If the storms and floods continue I suspect we will have to blame a football (or cricket) manager and cast him out. It would be all too easy to mention a name or two.

It probably suits the police to pretend they are fighting crime by video. But a casual inspection of the local town centre reveals significant criminal activity. Lots of drivers are using mobile phones, parking on yellow lines, eating sandwiches and smoking cigarettes. All at the same time, in some cases. It wouldn’t take me long, if you made me a crime-fighter, to find people riding bikes without lights, on pavements, or even without hands on the handlebars.

Higher up the criminal food chain, complex laws are also enforced selectively, from drug possession to tax evasion, depending on the whim or policy of the CPS. The EU Commission even has an article in its constitution stating that it will pick and choose what it wants to enforce.

Suffice it to say, there seems to be a lot of luck involved in falling foul of the law, certainly more than your history teacher explained on the Magna Carta field trip.

I suspect the recent legislation banning fox hunting with dogs reflects an acknowledgement that all of us might have a deep rooted and nasty tendency to join a baying mob, which must be guarded against.

Scapegoating is a process found in dysfunctional groups and families. It is viewed as an unhealthy defence mechanism that, nevertheless, serves some purpose in preserving the group’s existence. Scapegoating often seems to occur in group therapy, where it can be interpreted, or even better, treated. With jazz.

Today’s paper reveals that jazz has infiltrated the public sector and has been applied to NHS managers, senior policemen and the department of transport. Alex Steele, musician and founder of ‘Improwise’, states that the NHS, in need of radical change, has called in his jazz quartet several times ‘to help with leadership’.

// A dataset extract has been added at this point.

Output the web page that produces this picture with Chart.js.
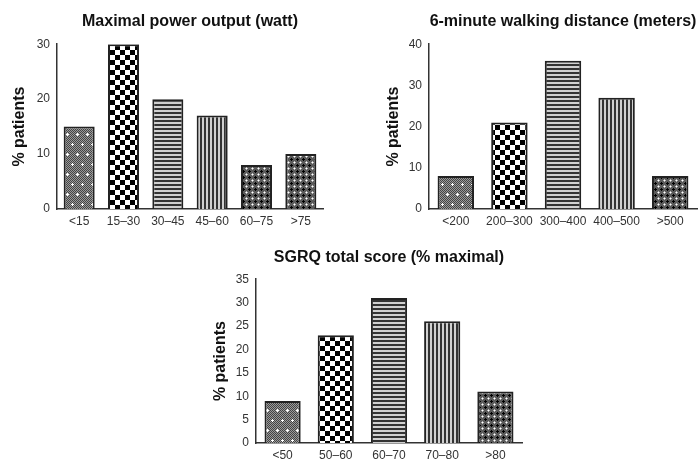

A police chief is quoted as saying the situation in his organisation was best explored through ‘parallels with the world of jazz’. Comedian Alexei Sayle famously observed that Jazz had no natural enemies or predators, but it seems he was wrong.

The Department of Health ’rounded furiously’ on the jazz workshops, stating that taxpayers will be ‘rightly appalled’.

So, jazz, intended to help groups function better, itself becomes the scapegoat. But Jazz cannot be blamed for careless driving. Hands off the Wheel was grunge, not jazz, and Asleep at the Wheel are Country. From Texas, not Yorkshire.